Dès le 2 octobre, le ministre des Affaires étrangères, Béji Caïd Essebsi (qui deviendra président de la République de 2014 à 2019), en accord avec Bourguiba, porte l’affaire devant les Nations unies et la Tunisie porte plainte contre Israël. Le lendemain, le Conseil de sécurité de l’ONU vote par 14 voix et 1 abstention – celle des États-Unis, qui ont révisé leur position et n’ont donc pas usé de leur véto – la résolution 573.

Un texte qui, même s’il ne mentionne pas les Palestiniens, fera date, car pour la première fois, les Nations unies condamnent Israël, qui a revendiqué l’attaque, et s’insurgent contre l’offensive armée perpétrée contre le territoire tunisien. La résolution reconnaît également un droit à des réparations compte tenu du nombre de victimes et des dégâts subis.

Aucun dédommagement

Sur le moment, l’affaire se conclut donc par un succès tunisien sur le terrain diplomatique, mais dans les faits, le texte de la résolution restera lettre morte. Aucun dédommagement ne sera versé à la Tunisie.
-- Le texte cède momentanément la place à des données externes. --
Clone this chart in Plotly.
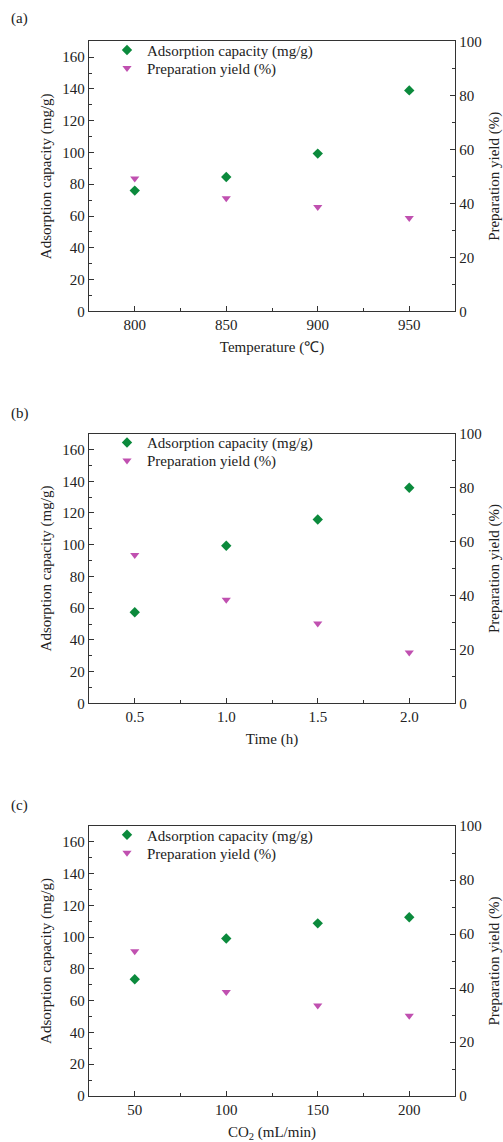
import plotly.graph_objects as go

# Panel (a): temperature
temp_x = [800, 850, 900, 950]
temp_ads = [76.0, 84.6, 99.3, 139.1]
temp_yield = [49.2, 41.9, 38.6, 34.6]

# Panel (b): time
time_x = [0.5, 1.0, 1.5, 2.0]
time_ads = [57.4, 99.3, 115.9, 135.9]
time_yield = [55.0, 38.4, 29.6, 18.8]

# Panel (c): CO2 flow
co2_x = [50, 100, 150, 200]
co2_ads = [73.5, 99.2, 108.7, 112.5]
co2_yield = [53.6, 38.5, 33.5, 29.7]

panel_labels = ["(a)", "(b)", "(c)"]
x_titles = ["Temperature (℃)", "Time (h)", "CO<sub>2</sub> (mL/min)"]
x_ranges = [[775, 975], [0.25, 2.25], [25, 225]]
x_ticks = [[800, 850, 900, 950], [0.5, 1.0, 1.5, 2.0], [50, 100, 150, 200]]
x_ticktext = [["800", "850", "900", "950"], ["0.5", "1.0", "1.5", "2.0"], ["50", "100", "150", "200"]]
x_minor = [25, 0.25, 25]

GREEN = "#0b8a3c"
MAGENTA = "#c050b0"
AXC = "#333333"
FONT = "Liberation Serif"
FS = 15
W, H = 503, 1142

# pixel geometry
px_left, px_right = 89, 455
panels_px = [(41.3, 311.3), (433.7, 703.3), (826, 1096)]
label_y_px = [19, 413, 805]

data = [(temp_x, temp_ads, temp_yield), (time_x, time_ads, time_yield), (co2_x, co2_ads, co2_yield)]

fig = go.Figure()
layout = dict(
    width=W, height=H, margin=dict(l=0, r=0, t=0, b=0, autoexpand=False),
    paper_bgcolor="white", plot_bgcolor="white",
    font=dict(family=FONT, size=FS, color="#222222"),
    annotations=[], showlegend=True,
)

def legkey(k):
    return "legend" if k == 1 else f"legend{k}"

for i, (xs, ads, yld) in enumerate(data):
    n = i + 1
    xa = "x" if n == 1 else f"x{n}"
    ya_l = f"y{2*n-1}" if n > 1 else "y"
    ya_r = f"y{2*n}"
    leg_a = legkey(2 * n - 1)
    leg_b = legkey(2 * n)
    fig.add_trace(go.Scatter(
        x=xs, y=ads, mode="markers", name="Adsorption capacity (mg/g)",
        marker=dict(symbol="diamond", size=8, color=GREEN),
        xaxis=xa, yaxis=ya_l, legend=leg_a))
    fig.add_trace(go.Scatter(
        x=xs, y=yld, mode="markers", name="Preparation yield (%)",
        marker=dict(symbol="triangle-down", size=8, color=MAGENTA),
        xaxis=xa, yaxis=ya_r, legend=leg_b))

    top, bot = panels_px[i]
    dom = [1 - bot / H, 1 - top / H]
    xkey = "xaxis" if n == 1 else f"xaxis{n}"
    ylkey = "yaxis" if n == 1 else f"yaxis{2*n-1}"
    yrkey = f"yaxis{2*n}"
    layout[xkey] = dict(
        domain=[px_left / W, px_right / W], anchor=ya_l, range=x_ranges[i],
        tickvals=x_ticks[i], ticktext=x_ticktext[i], ticks="inside", ticklen=5,
        tickcolor=AXC, showline=True, linecolor=AXC, linewidth=1.3, mirror=True,
        showgrid=False, zeroline=False, automargin=False,
        minor=dict(ticks="inside", ticklen=3, tickcolor=AXC, dtick=x_minor[i] * 2,
                   tick0=x_ticks[i][0] + x_minor[i], showgrid=False),
        title=dict(text=x_titles[i], standoff=9, font=dict(size=FS)),
        tickfont=dict(size=FS),
    )
    layout[ylkey] = dict(
        domain=dom, anchor=xa, range=[0, 170], tickvals=list(range(0, 161, 20)),
        ticks="inside", ticklen=5, tickcolor=AXC, showline=True, linecolor=AXC, linewidth=1.3,
        showgrid=False, zeroline=False, automargin=False,
        minor=dict(ticks="inside", ticklen=3, tickcolor=AXC, dtick=20, tick0=10, showgrid=False),
        title=dict(text="Adsorption capacity (mg/g)", standoff=7, font=dict(size=FS)),
        tickfont=dict(size=FS),
    )
    layout[yrkey] = dict(
        domain=dom, anchor=xa, overlaying=ya_l, side="right", range=[0, 100],
        tickvals=list(range(0, 101, 20)),
        ticks="inside", ticklen=5, tickcolor=AXC, showline=True, linecolor=AXC, linewidth=1.3,
        showgrid=False, zeroline=False, automargin=False,
        minor=dict(ticks="inside", ticklen=3, tickcolor=AXC, dtick=20, tick0=10, showgrid=False),
        title=dict(text="Preparation yield (%)", standoff=8, font=dict(size=FS)),
        tickfont=dict(size=FS),
    )
    for k, dy in ((leg_a, 9), (leg_b, 27)):
        layout[k] = dict(
            x=107 / W, xanchor="left", y=1 - (top + dy) / H, yanchor="middle",
            bgcolor="rgba(0,0,0,0)", borderwidth=0, font=dict(size=FS),
        )
    layout["annotations"].append(dict(
        text=panel_labels[i], xref="paper", yref="paper", x=9 / W, y=1 - label_y_px[i] / H,
        xanchor="left", yanchor="middle", showarrow=False, font=dict(size=FS)))

fig.update_layout(**layout)
fig.write_html("out.html")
Pour beaucoup, l’abstention des États-Unis est une victoire, mais Israël n’a été en réalité que « sermonné ». La Tunisie ne pouvait guère obtenir plus : une rupture avec Washington aurait certes permis à Bourguiba de gagner en popularité, mais elle aurait isolé le pays politiquement.
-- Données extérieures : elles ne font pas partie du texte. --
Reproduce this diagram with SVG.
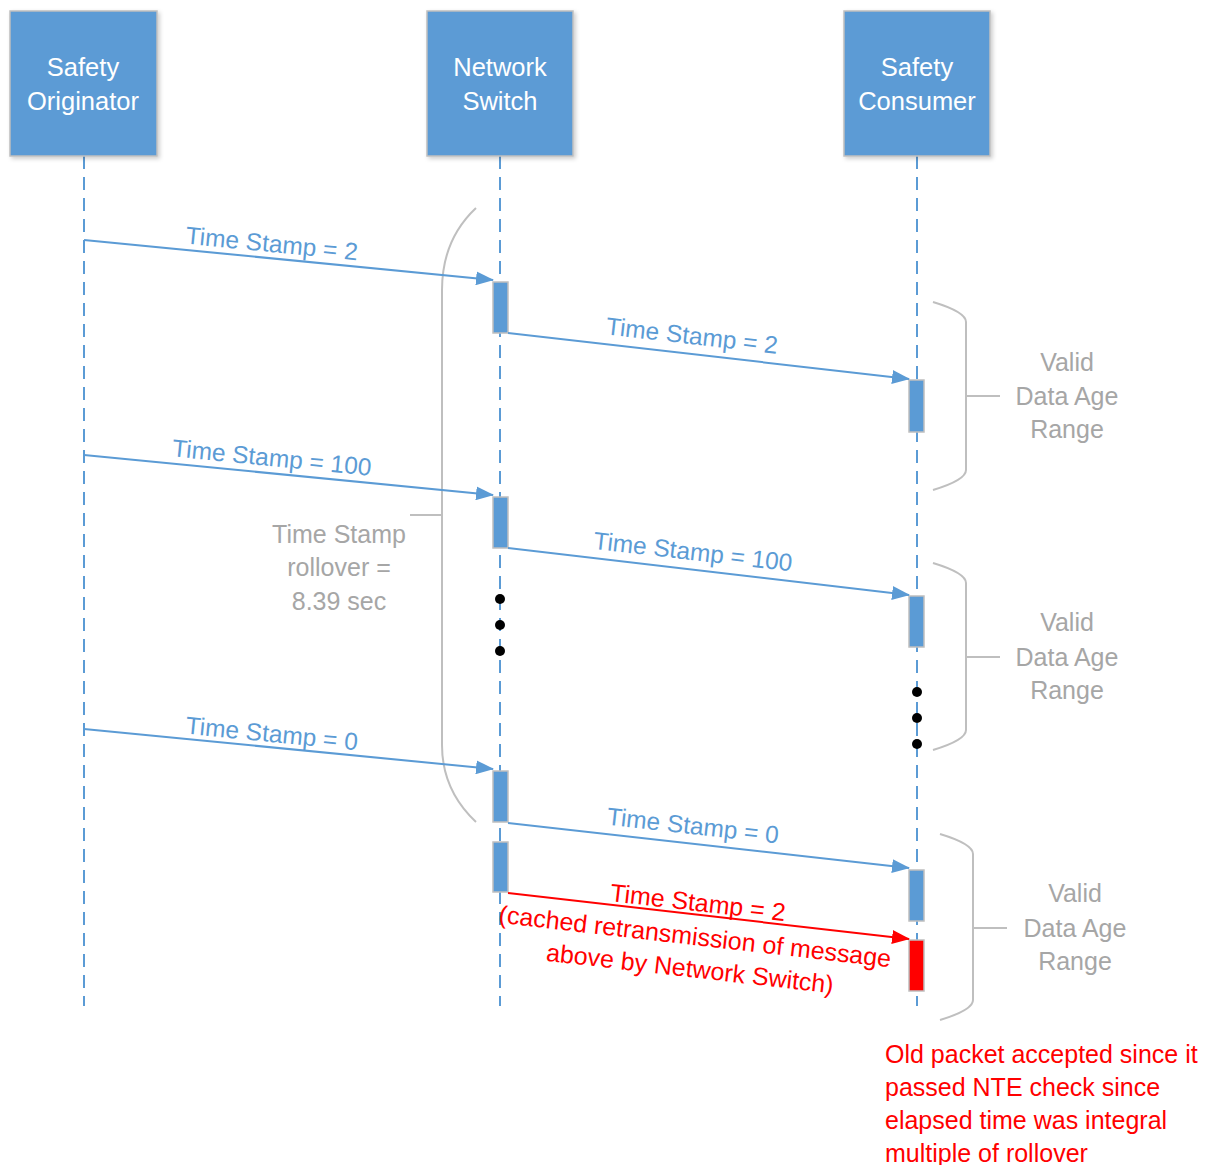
<svg xmlns="http://www.w3.org/2000/svg" width="1207" height="1165" viewBox="0 0 1207 1165">
<defs>
<filter id="sh" x="-10%" y="-10%" width="125%" height="125%"><feDropShadow dx="2" dy="2" stdDeviation="2" flood-color="#000" flood-opacity="0.2"/></filter>
<marker id="ab" markerWidth="18" markerHeight="14" refX="17" refY="7" orient="auto" markerUnits="userSpaceOnUse" viewBox="0 0 18 14"><path d="M0,0 L18,7 L0,14 z" fill="#5B9BD5"/></marker>
<marker id="ar" markerWidth="18" markerHeight="14" refX="17" refY="7" orient="auto" markerUnits="userSpaceOnUse" viewBox="0 0 18 14"><path d="M0,0 L18,7 L0,14 z" fill="#FF0000"/></marker>
<style>
.box{fill:#5B9BD5;stroke:#BFBFBF;stroke-width:1.5;filter:url(#sh)}
.bt{font-family:"Liberation Sans",Arial,sans-serif;font-size:25.5px;fill:#fff;text-anchor:middle}
.life{stroke:#5B9BD5;stroke-width:2;stroke-dasharray:13 8;fill:none}
.act{fill:#5B9BD5;stroke:#BFBFBF;stroke-width:1.5}
.actr{fill:#FF0000;stroke:#BFBFBF;stroke-width:1.5}
.msg{stroke:#5B9BD5;stroke-width:2;fill:none;marker-end:url(#ab)}
.msgr{stroke:#FF0000;stroke-width:2;fill:none;marker-end:url(#ar)}
.lbl{font-family:"Liberation Sans",Arial,sans-serif;font-size:24.5px;fill:#5B9BD5;text-anchor:middle}
.lblr{font-family:"Liberation Sans",Arial,sans-serif;font-size:25px;fill:#FF0000;text-anchor:middle}
.br{stroke:#BFBFBF;stroke-width:2;fill:none}
.gt{font-family:"Liberation Sans",Arial,sans-serif;font-size:25px;fill:#A6A6A6;text-anchor:middle}
.note{font-family:"Liberation Sans",Arial,sans-serif;font-size:25px;fill:#FF0000}
.dot{fill:#000}
</style>
</defs>

<g id="lifelines">
<line class="life" x1="84" y1="156" x2="84" y2="1006"/>
<line class="life" x1="500" y1="156" x2="500" y2="1006"/>
<line class="life" x1="917" y1="156" x2="917" y2="1006"/>
</g>

<g id="node-originator">
<rect class="box" x="10" y="11" width="147" height="145"/>
<text class="bt" x="83" y="76">Safety</text>
<text class="bt" x="83" y="110">Originator</text>
</g>
<g id="node-switch">
<rect class="box" x="427" y="11" width="146" height="145"/>
<text class="bt" x="500" y="76">Network</text>
<text class="bt" x="500" y="110">Switch</text>
</g>
<g id="node-consumer">
<rect class="box" x="844" y="11" width="146" height="145"/>
<text class="bt" x="917" y="76">Safety</text>
<text class="bt" x="917" y="110">Consumer</text>
</g>

<g id="braces">
<path class="br" d="M476,208 Q442,240 442,290 L442,745 Q442,790 476,822"/>
<line class="br" x1="442" y1="515" x2="410" y2="515"/>
<path class="br" d="M933,302 Q966,312 966,322 L966,470 Q966,480 933,490"/>
<line class="br" x1="966" y1="396" x2="1000" y2="396"/>
<path class="br" d="M933,563 Q966,573 966,583 L966,730 Q966,740 933,750"/>
<line class="br" x1="966" y1="657" x2="1000" y2="657"/>
<path class="br" d="M940,834 Q973,844 973,854 L973,1000 Q973,1010 940,1020"/>
<line class="br" x1="973" y1="928" x2="1007" y2="928"/>
</g>

<g id="brace-labels">
<text class="gt" x="339" y="543">Time Stamp</text>
<text class="gt" x="339" y="576">rollover =</text>
<text class="gt" x="339" y="610">8.39 sec</text>
<text class="gt" x="1067" y="371">Valid</text>
<text class="gt" x="1067" y="405">Data Age</text>
<text class="gt" x="1067" y="438">Range</text>
<text class="gt" x="1067" y="631">Valid</text>
<text class="gt" x="1067" y="666">Data Age</text>
<text class="gt" x="1067" y="699">Range</text>
<text class="gt" x="1075" y="902">Valid</text>
<text class="gt" x="1075" y="937">Data Age</text>
<text class="gt" x="1075" y="970">Range</text>
</g>

<g id="activations">
<rect class="act" x="493" y="282" width="15" height="51"/>
<rect class="act" x="493" y="497" width="15" height="51"/>
<rect class="act" x="493" y="771" width="15" height="51"/>
<rect class="act" x="493" y="842" width="15" height="50"/>
<rect class="act" x="909" y="380" width="15" height="52"/>
<rect class="act" x="909" y="596" width="15" height="51"/>
<rect class="act" x="909" y="870" width="15" height="51"/>
<rect class="actr" x="909" y="940" width="15" height="51"/>
</g>

<g id="connectors">
<line class="msg" x1="84" y1="240" x2="493" y2="280"/>
<line class="msg" x1="508" y1="333" x2="909" y2="379"/>
<line class="msg" x1="84" y1="455" x2="493" y2="495"/>
<line class="msg" x1="508" y1="548" x2="909" y2="595"/>
<line class="msg" x1="84" y1="729" x2="493" y2="769"/>
<line class="msg" x1="508" y1="823" x2="909" y2="868"/>
<line class="msgr" x1="508" y1="893" x2="909" y2="939"/>
</g>

<g id="labels">
<text class="lbl" transform="translate(271,252) rotate(5.6)">Time Stamp = 2</text>
<text class="lbl" transform="translate(691,344) rotate(6.5)">Time Stamp = 2</text>
<text class="lbl" transform="translate(271,466) rotate(5.6)">Time Stamp = 100</text>
<text class="lbl" transform="translate(692,560) rotate(6.5)">Time Stamp = 100</text>
<text class="lbl" transform="translate(271,742) rotate(5.6)">Time Stamp = 0</text>
<text class="lbl" transform="translate(692,834) rotate(6.3)">Time Stamp = 0</text>
<text class="lblr" transform="translate(697,911) rotate(6.5)">Time Stamp = 2</text>
<text class="lblr" transform="translate(694,945) rotate(6.5)">(cached  retransmission of message</text>
<text class="lblr" transform="translate(689,977) rotate(6.5)">above by Network Switch)</text>
</g>

<g id="dots">
<circle class="dot" cx="500" cy="599" r="5"/>
<circle class="dot" cx="500" cy="625" r="5"/>
<circle class="dot" cx="500" cy="651" r="5"/>
<circle class="dot" cx="917" cy="692" r="5"/>
<circle class="dot" cx="917" cy="718" r="5"/>
<circle class="dot" cx="917" cy="744" r="5"/>
</g>

<g id="note">
<text class="note" x="885" y="1063">Old packet accepted since it</text>
<text class="note" x="885" y="1096">passed NTE check since</text>
<text class="note" x="885" y="1129">elapsed time was integral</text>
<text class="note" x="885" y="1162">multiple of rollover</text>
</g>
</svg>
Quant aux autorités israéliennes, elles n’auront manifestement pas été très impressionnées par la résolution de l’ONU : moins de trois ans plus tard, dans la nuit du 16 avril 1988, les commandos de la Sayeret Matkal (unité d’élite de l’état-major) feront une nouvelle fois la démonstration de leur précision logistique et opérationnelle en exécutant le numéro deux de l’OLP, Abou Jihad, dans sa villa de Sidi Bou Saïd.